Work to be completed -
Retype each line exactly. Skip images.

Material -

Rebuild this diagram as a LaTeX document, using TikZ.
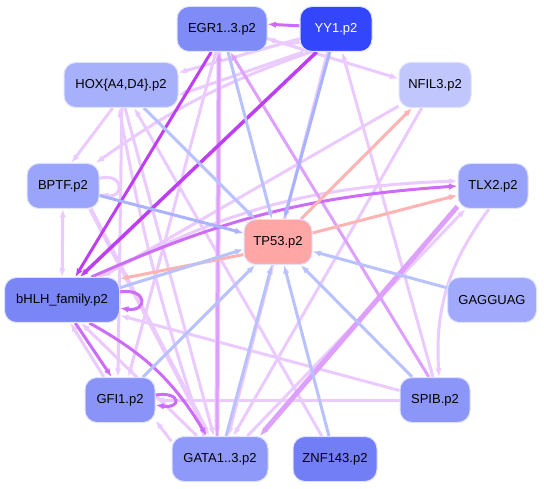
\documentclass[tikz,border=0pt]{standalone}
\usepackage{fontspec}
\setmainfont{Liberation Sans}
\usepackage{tikz}
\usetikzlibrary{arrows.meta}

\definecolor{rim}{RGB}{222,226,255}
\definecolor{cegr}{RGB}{127,140,248}
\definecolor{cyy}{RGB}{52,70,252}
\definecolor{chox}{RGB}{167,176,250}
\definecolor{cnfil}{RGB}{193,198,253}
\definecolor{cbptf}{RGB}{154,164,250}
\definecolor{ctlx}{RGB}{152,162,250}
\definecolor{ctp}{RGB}{255,166,166}
\definecolor{cgag}{RGB}{160,169,251}
\definecolor{cbhlh}{RGB}{122,134,246}
\definecolor{cgfi}{RGB}{138,148,248}
\definecolor{cspib}{RGB}{140,150,249}
\definecolor{cgata}{RGB}{143,153,249}
\definecolor{cznf}{RGB}{114,126,245}
\definecolor{eblue}{RGB}{185,193,255}
\definecolor{eblued}{RGB}{169,179,255}
\definecolor{esal}{RGB}{255,179,179}
\definecolor{elight}{RGB}{235,203,255}
\definecolor{emid}{RGB}{221,160,255}
\definecolor{epur}{RGB}{205,108,248}
\definecolor{edark}{RGB}{190,62,245}

\pgfdeclarelayer{bg}
\pgfdeclarelayer{links}
\pgfsetlayers{bg,links,main}

\begin{document}
\begin{tikzpicture}[x=1pt, y=-1pt,
    tf/.style={draw=rim, line width=1pt, rounded corners=12pt, minimum height=45pt, inner sep=2pt, font=\fontsize{13}{15}\selectfont},
    arrow/.style={-{Latex[length=8.5pt,width=6.5pt]}, line width=3pt},
    dbl/.style={{Latex[length=8.5pt,width=6.5pt]}-{Latex[length=8.5pt,width=6.5pt]}, line width=3pt},
    blu/.style={arrow, draw=eblue},
    sal/.style={arrow, draw=esal},
    lpl/.style={arrow, draw=elight},
    mpl/.style={arrow, draw=emid},
    pur/.style={arrow, draw=epur},
    dpl/.style={arrow, draw=edark}
]
\begin{pgfonlayer}{bg}
\useasboundingbox[fill=white] (0,0) rectangle (544,489);
\end{pgfonlayer}

% factors
\node[tf, fill=cegr, minimum width=90pt] (egr) at (222,29) {EGR1..3.p2};
\node[tf, fill=cyy, minimum width=72pt, text=white] (yy1) at (336,29) {YY1.p2};
\node[tf, fill=chox, minimum width=114pt] (hox) at (121,85) {HOX\{A4,D4\}.p2};
\node[tf, fill=cnfil, minimum width=72pt] (nfil3) at (435,85) {NFIL3.p2};
\node[tf, fill=cbptf, minimum width=72pt] (bptf) at (63,186) {BPTF.p2};
\node[tf, fill=ctlx, minimum width=70pt] (tlx2) at (493,186) {TLX2.p2};
\node[tf, fill=ctp, minimum width=68pt] (tp53) at (278,242) {TP53.p2};
\node[tf, fill=cgag, minimum width=89pt] (gag) at (492,300) {GAGGUAG};
\node[tf, fill=cbhlh, minimum width=115pt] (bhlh) at (62,300) {bHLH\_family.p2};
\node[tf, fill=cgfi, minimum width=70pt] (gfi1) at (120,400) {GFI1.p2};
\node[tf, fill=cspib, minimum width=70pt] (spib) at (435,400) {SPIB.p2};
\node[tf, fill=cgata, minimum width=96pt] (gata) at (220,459) {GATA1..3.p2};
\node[tf, fill=cznf, minimum width=84pt] (znf) at (335,459) {ZNF143.p2};

\begin{pgfonlayer}{links}
% light links
\draw[lpl] (yy1.200) to[bend left=20] (egr.-10);
\draw[lpl] (yy1.195) -- (hox.12);
\draw[lpl] (yy1.215) -- (hox.-10);
\draw[lpl] (hox.-110) -- (bptf.70);
\draw[lpl] (yy1.222) to[bend right=8] (bptf.35);
\draw[lpl] (egr.-12) -- (nfil3.170);
\draw[lpl] (nfil3.-150) -- (bhlh.30);
\draw[lpl] (bptf.12) .. controls +(26,-6) and +(24,6) .. (bptf.-12);
\draw[dbl, draw=elight] (bptf) -- (bhlh);
\draw[lpl] (gfi1.125) -- (bhlh.-70);
\draw[lpl] (gata.160) -- (gfi1.-30);
\draw[lpl] (spib.west) -- (gfi1.east);
\draw[lpl] (spib.165) -- (bhlh.-15);
\draw[lpl] (bhlh.32) to[bend left=13] (tlx2.172);
\draw[lpl] (gata.40) -- (tlx2.-140);
\draw[lpl] (tlx2.-100) to[bend right=20] (spib.80);
\draw[lpl] (spib.95) -- (yy1.-75);
\draw[lpl, line width=5pt] ([xshift=-3pt]egr.south) -- ([xshift=-3pt]gata.north);
\draw[lpl, line width=4.5pt] (bptf.-40) -- (gata.115);
\draw[lpl] (hox.-80) -- (gata.105);
\draw[lpl] (gata.125) to[bend left=4] (hox.-95);
\draw[lpl] (hox.-88) -- (gfi1.95);
\draw[lpl] (egr.-105) -- (gfi1.70);
\draw[lpl] (nfil3.-120) -- (gata.60);
\draw[lpl] (yy1.-110) -- (gata.70);
\draw[lpl] (znf.120) -- (hox.-60);
\draw[lpl] (gata.135) -- (bhlh.-50);

% medium and dark links
\draw[mpl] ([xshift=-3pt]gata.north) -- ([xshift=-3pt]egr.south);
\draw[mpl, line width=5pt] (tlx2.-150) -- (gata.30);
\draw[mpl] (spib.105) -- (egr.-70);
\draw[pur] (yy1.175) -- (egr.6);
\draw[pur] (bhlh.8) .. controls +(28,-4) and +(28,4) .. (bhlh.-8);
\draw[pur] (bhlh.-60) -- (gfi1.110);
\draw[pur] (gfi1.8) .. controls +(26,-4) and +(26,4) .. (gfi1.-8);
\draw[pur] (bhlh.38) to[bend left=10] (tlx2.west);
\draw[pur] (bhlh.-40) to[bend left=15] (gata.120);
\draw[dpl] (egr.-115) -- (bhlh.60);
\draw[dpl, line width=3.5pt] (yy1.-130) -- (bhlh.52);

% TP53 links
\draw[sal] (tp53.200) -- (bhlh.20);
\draw[blu] (bhlh.12) -- (tp53.192);
\draw[blu] (egr) -- (tp53);
\draw[blu, draw=eblued] (yy1) -- (tp53);
\draw[blu] (hox) -- (tp53);
\draw[blu, draw=eblued] (bptf) -- (tp53);
\draw[blu] (gfi1) -- (tp53);
\draw[blu] (gata) -- (tp53);
\draw[blu] (znf) -- (tp53);
\draw[blu] (spib) -- (tp53);
\draw[blu] (gag) -- (tp53);
\draw[sal] (tp53) -- (nfil3);
\draw[sal] (tp53) -- (tlx2);
\end{pgfonlayer}
\end{tikzpicture}
\end{document}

Answer in full -
Rebuild this diagram as a LaTeX document, using TikZ.
\documentclass[tikz,border=0pt]{standalone}
\usepackage{fontspec}
\setmainfont{Liberation Sans}
\usepackage{tikz}
\usetikzlibrary{arrows.meta}

\definecolor{rim}{RGB}{222,226,255}
\definecolor{cegr}{RGB}{127,140,248}
\definecolor{cyy}{RGB}{52,70,252}
\definecolor{chox}{RGB}{167,176,250}
\definecolor{cnfil}{RGB}{193,198,253}
\definecolor{cbptf}{RGB}{154,164,250}
\definecolor{ctlx}{RGB}{152,162,250}
\definecolor{ctp}{RGB}{255,166,166}
\definecolor{cgag}{RGB}{160,169,251}
\definecolor{cbhlh}{RGB}{122,134,246}
\definecolor{cgfi}{RGB}{138,148,248}
\definecolor{cspib}{RGB}{140,150,249}
\definecolor{cgata}{RGB}{143,153,249}
\definecolor{cznf}{RGB}{114,126,245}
\definecolor{eblue}{RGB}{185,193,255}
\definecolor{eblued}{RGB}{169,179,255}
\definecolor{esal}{RGB}{255,179,179}
\definecolor{elight}{RGB}{235,203,255}
\definecolor{emid}{RGB}{221,160,255}
\definecolor{epur}{RGB}{205,108,248}
\definecolor{edark}{RGB}{190,62,245}

\pgfdeclarelayer{bg}
\pgfdeclarelayer{links}
\pgfsetlayers{bg,links,main}

\begin{document}
\begin{tikzpicture}[x=1pt, y=-1pt,
    tf/.style={draw=rim, line width=1pt, rounded corners=12pt, minimum height=45pt, inner sep=2pt, font=\fontsize{13}{15}\selectfont},
    arrow/.style={-{Latex[length=8.5pt,width=6.5pt]}, line width=3pt},
    dbl/.style={{Latex[length=8.5pt,width=6.5pt]}-{Latex[length=8.5pt,width=6.5pt]}, line width=3pt},
    blu/.style={arrow, draw=eblue},
    sal/.style={arrow, draw=esal},
    lpl/.style={arrow, draw=elight},
    mpl/.style={arrow, draw=emid},
    pur/.style={arrow, draw=epur},
    dpl/.style={arrow, draw=edark}
]
\begin{pgfonlayer}{bg}
\useasboundingbox[fill=white] (0,0) rectangle (544,489);
\end{pgfonlayer}

% factors
\node[tf, fill=cegr, minimum width=90pt] (egr) at (222,29) {EGR1..3.p2};
\node[tf, fill=cyy, minimum width=72pt, text=white] (yy1) at (336,29) {YY1.p2};
\node[tf, fill=chox, minimum width=114pt] (hox) at (121,85) {HOX\{A4,D4\}.p2};
\node[tf, fill=cnfil, minimum width=72pt] (nfil3) at (435,85) {NFIL3.p2};
\node[tf, fill=cbptf, minimum width=72pt] (bptf) at (63,186) {BPTF.p2};
\node[tf, fill=ctlx, minimum width=70pt] (tlx2) at (493,186) {TLX2.p2};
\node[tf, fill=ctp, minimum width=68pt] (tp53) at (278,242) {TP53.p2};
\node[tf, fill=cgag, minimum width=89pt] (gag) at (492,300) {GAGGUAG};
\node[tf, fill=cbhlh, minimum width=115pt] (bhlh) at (62,300) {bHLH\_family.p2};
\node[tf, fill=cgfi, minimum width=70pt] (gfi1) at (120,400) {GFI1.p2};
\node[tf, fill=cspib, minimum width=70pt] (spib) at (435,400) {SPIB.p2};
\node[tf, fill=cgata, minimum width=96pt] (gata) at (220,459) {GATA1..3.p2};
\node[tf, fill=cznf, minimum width=84pt] (znf) at (335,459) {ZNF143.p2};

\begin{pgfonlayer}{links}
% light links
\draw[lpl] (yy1.200) to[bend left=20] (egr.-10);
\draw[lpl] (yy1.195) -- (hox.12);
\draw[lpl] (yy1.215) -- (hox.-10);
\draw[lpl] (hox.-110) -- (bptf.70);
\draw[lpl] (yy1.222) to[bend right=8] (bptf.35);
\draw[lpl] (egr.-12) -- (nfil3.170);
\draw[lpl] (nfil3.-150) -- (bhlh.30);
\draw[lpl] (bptf.12) .. controls +(26,-6) and +(24,6) .. (bptf.-12);
\draw[dbl, draw=elight] (bptf) -- (bhlh);
\draw[lpl] (gfi1.125) -- (bhlh.-70);
\draw[lpl] (gata.160) -- (gfi1.-30);
\draw[lpl] (spib.west) -- (gfi1.east);
\draw[lpl] (spib.165) -- (bhlh.-15);
\draw[lpl] (bhlh.32) to[bend left=13] (tlx2.172);
\draw[lpl] (gata.40) -- (tlx2.-140);
\draw[lpl] (tlx2.-100) to[bend right=20] (spib.80);
\draw[lpl] (spib.95) -- (yy1.-75);
\draw[lpl, line width=5pt] ([xshift=-3pt]egr.south) -- ([xshift=-3pt]gata.north);
\draw[lpl, line width=4.5pt] (bptf.-40) -- (gata.115);
\draw[lpl] (hox.-80) -- (gata.105);
\draw[lpl] (gata.125) to[bend left=4] (hox.-95);
\draw[lpl] (hox.-88) -- (gfi1.95);
\draw[lpl] (egr.-105) -- (gfi1.70);
\draw[lpl] (nfil3.-120) -- (gata.60);
\draw[lpl] (yy1.-110) -- (gata.70);
\draw[lpl] (znf.120) -- (hox.-60);
\draw[lpl] (gata.135) -- (bhlh.-50);

% medium and dark links
\draw[mpl] ([xshift=-3pt]gata.north) -- ([xshift=-3pt]egr.south);
\draw[mpl, line width=5pt] (tlx2.-150) -- (gata.30);
\draw[mpl] (spib.105) -- (egr.-70);
\draw[pur] (yy1.175) -- (egr.6);
\draw[pur] (bhlh.8) .. controls +(28,-4) and +(28,4) .. (bhlh.-8);
\draw[pur] (bhlh.-60) -- (gfi1.110);
\draw[pur] (gfi1.8) .. controls +(26,-4) and +(26,4) .. (gfi1.-8);
\draw[pur] (bhlh.38) to[bend left=10] (tlx2.west);
\draw[pur] (bhlh.-40) to[bend left=15] (gata.120);
\draw[dpl] (egr.-115) -- (bhlh.60);
\draw[dpl, line width=3.5pt] (yy1.-130) -- (bhlh.52);

% TP53 links
\draw[sal] (tp53.200) -- (bhlh.20);
\draw[blu] (bhlh.12) -- (tp53.192);
\draw[blu] (egr) -- (tp53);
\draw[blu, draw=eblued] (yy1) -- (tp53);
\draw[blu] (hox) -- (tp53);
\draw[blu, draw=eblued] (bptf) -- (tp53);
\draw[blu] (gfi1) -- (tp53);
\draw[blu] (gata) -- (tp53);
\draw[blu] (znf) -- (tp53);
\draw[blu] (spib) -- (tp53);
\draw[blu] (gag) -- (tp53);
\draw[sal] (tp53) -- (nfil3);
\draw[sal] (tp53) -- (tlx2);
\end{pgfonlayer}
\end{tikzpicture}
\end{document}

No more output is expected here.